The arguments from plain text on both sides here produce ambiguity, not certainty. And other things being equal, we should read ambiguous statutes as closing, not maintaining, tax loopholes. Such is an appropriate understanding of Congress’ likely intent. Here, other things are equal, for, as far as I am aware, the Commissioner’s literal interpretation of §108(d)(7)(A) as exclusive would neither cause any tax-related harm nor create any statutory anomaly. Petitioners argue that it would create a linguistic inconsistency, for they point to a Treasury Regulation that says that the Commissioner will apply hobby loss limitations under §183 “at the corporate level in determining” allowable deductions, while, presumably, nonetheless permitting the deduction so limited to flow through to the shareholder. Treas. Reg. §1.183—1(f), 26 CFR § 1.183—1(f) (2000). But we are concerned here with the “application” of an exclusion, not with “determining” the amount of a deduction. Regardless, the regulation’s use of the words “at the corporate level,” like the three other appearances of the formulation “applied” or “determined” “at the corporate level” in the Code, occur in contexts that are so very different from this one that nothing we say here need affect their interpretation. See 26 U.S.C. § 49(a)(1)(E)(ii)(I) (determining whether financing is recourse financing); 26 U.S.C. § 264(f)(5)(B) (1994 ed., Supp. IV) (determining how to allocate interest expense to portions of insurance policies); 26 U.S.C. § 302(e)(1)(A) (determining whether a stock distribution shall be treated as a partial liquidation). If there are other arguments militating in favor of the majority’s interpretation, I have not found them.

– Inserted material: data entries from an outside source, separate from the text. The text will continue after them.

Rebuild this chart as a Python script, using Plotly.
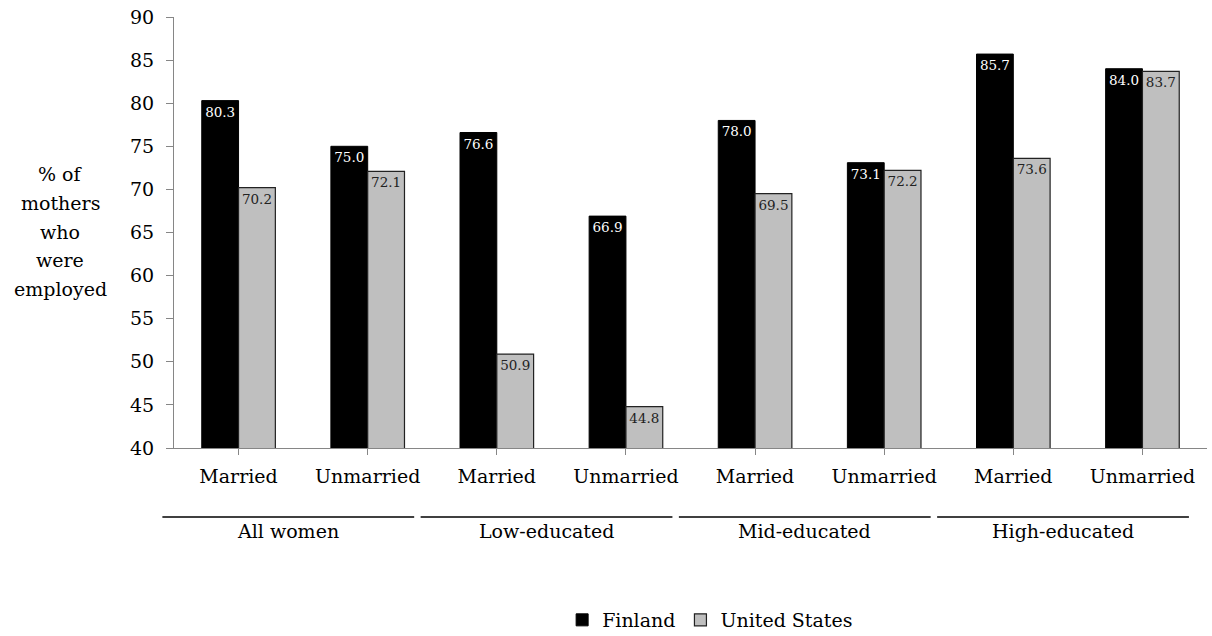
import plotly.graph_objects as go

categories = ["Married", "Unmarried", "Married", "Unmarried", "Married", "Unmarried", "Married", "Unmarried"]
groups = ["All women", "Low-educated", "Mid-educated", "High-educated"]
finland = [80.3, 75.0, 76.6, 66.9, 78.0, 73.1, 85.7, 84.0]
united_states = [70.2, 72.1, 50.9, 44.8, 69.5, 72.2, 73.6, 83.7]
y_title_lines = ["% of", "mothers", "who", "were", "employed"]

FONT = "DejaVu Serif"
x_idx = list(range(len(categories)))

fig = go.Figure()
fig.add_trace(go.Bar(
    x=x_idx, y=finland, name="Finland",
    marker=dict(color="#000000", line=dict(color="#000000", width=1)),
    text=[f"{v:.1f}" for v in finland], textposition="inside",
    insidetextanchor="end", textangle=0, constraintext="none",
    textfont=dict(color="white", size=13.5, family=FONT),
))
fig.add_trace(go.Bar(
    x=x_idx, y=united_states, name="United States",
    marker=dict(color="#BFBFBF", line=dict(color="#222222", width=1.2)),
    text=[f"{v:.1f}" for v in united_states], textposition="inside",
    insidetextanchor="end", textangle=0, constraintext="none",
    textfont=dict(color="#222222", size=13.5, family=FONT),
))

n = len(categories)
plot_top, plot_bottom, page_h = 17, 448, 636
ph = plot_bottom - plot_top

def py(pix):
    return (plot_bottom - pix) / ph

annotations = []
shapes = []
for g, name in enumerate(groups):
    start = (2 * g - 0.09) / n
    end = (2 * g + 1.86) / n
    shapes.append(dict(type="line", xref="paper", yref="paper",
                       x0=start, x1=end, y0=py(517), y1=py(517),
                       line=dict(color="black", width=1.5)))
    annotations.append(dict(text=name, xref="paper", yref="paper",
                            x=(start + end) / 2, y=py(531), xanchor="center", yanchor="middle",
                            showarrow=False, font=dict(size=19, family=FONT, color="black")))

for i, line in enumerate(y_title_lines):
    ypix = 174 + 28.8 * i
    annotations.append(dict(text=line, xref="paper", yref="paper",
                            x=-0.110, y=py(ypix),
                            xanchor="center", yanchor="middle", showarrow=False,
                            font=dict(size=19, family=FONT, color="black")))

fig.update_layout(
    width=1212, height=636,
    margin=dict(l=174, r=5, t=17, b=188, autoexpand=False),
    paper_bgcolor="white", plot_bgcolor="white",
    font=dict(family=FONT, size=19, color="black"),
    barmode="group", bargap=0.43, bargroupgap=0,
    showlegend=True,
    legend=dict(orientation="h", x=0.519, xanchor="center",
                yref="container", y=(page_h - 620) / page_h, yanchor="middle",
                font=dict(size=19, family=FONT), traceorder="normal", itemwidth=30),
    annotations=annotations, shapes=shapes,
)
fig.update_xaxes(
    tickmode="array", tickvals=x_idx, ticktext=categories,
    range=[-0.5, n - 0.5], showline=True, linecolor="#868686", linewidth=1,
    ticks="outside", tickson="boundaries", ticklen=6, tickcolor="#868686",
    ticklabelstandoff=5, tickfont=dict(size=19, family=FONT),
    showgrid=False, zeroline=False, automargin=False,
)
fig.update_yaxes(
    range=[40, 90], dtick=5, showline=True, linecolor="#868686", linewidth=1,
    ticks="outside", ticklen=7, tickcolor="#868686", ticklabelstandoff=8,
    tickfont=dict(size=19, family=FONT), showgrid=False, zeroline=False, automargin=False,
)

fig.write_html("out.html")
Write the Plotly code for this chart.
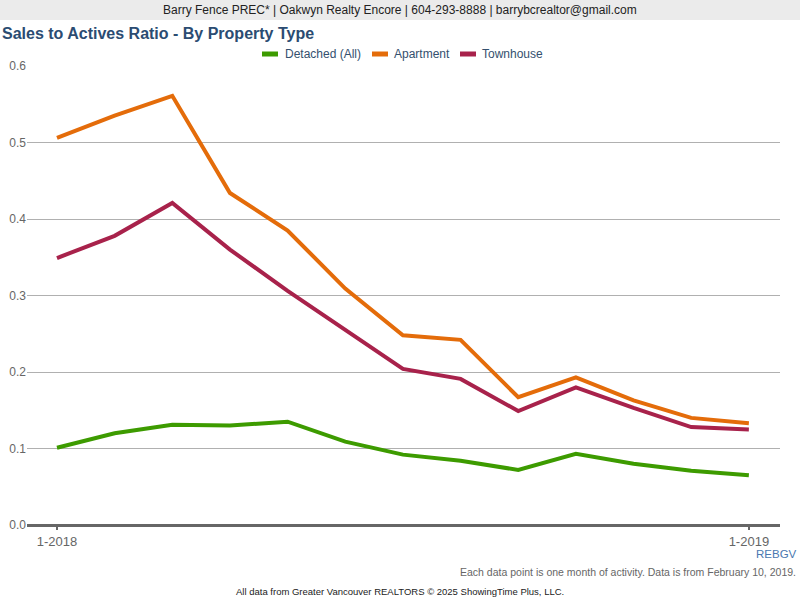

The majority, in footnote 6, says that the words “at the corporate level” in §108(d)(7)(A) apply to the exclusion of COD income from corporate income and to “tax attribute reduction” but do not “suspen[d] the operation of … ordinary pass-through rules” because §108(d)(7)(A) “does not state or imply that the debt discharge provisions shall apply only ‘at the corporate level.’ ” It is the majority, however, that should explain why it reads the provision as nonexclusive (where, as here, its interpretation of the Code results in the “practical equivalent of [a] double deduction,” Charles Ilfeld Co. v. Hernandez, 292 U.S. 62, 68 (1934)). See United States v. Skelly Oil Co., 394 U.S. 678, 684 (1969) (requiring “clear declaration of intent by Congress” in such circumstances). I do not contend that §108(d)(7)(A) must be read as having exclusive effect, only that, given the alternative, this interpretation provides the best reading of §108 as a whole. And I can find no “clear declaration of intent by Congress” to support the majority’s contrary conclusion regarding §108(d)(7)(A)’s effect. It is that conclusion from which, for the reasons stated, I respectfully dissent.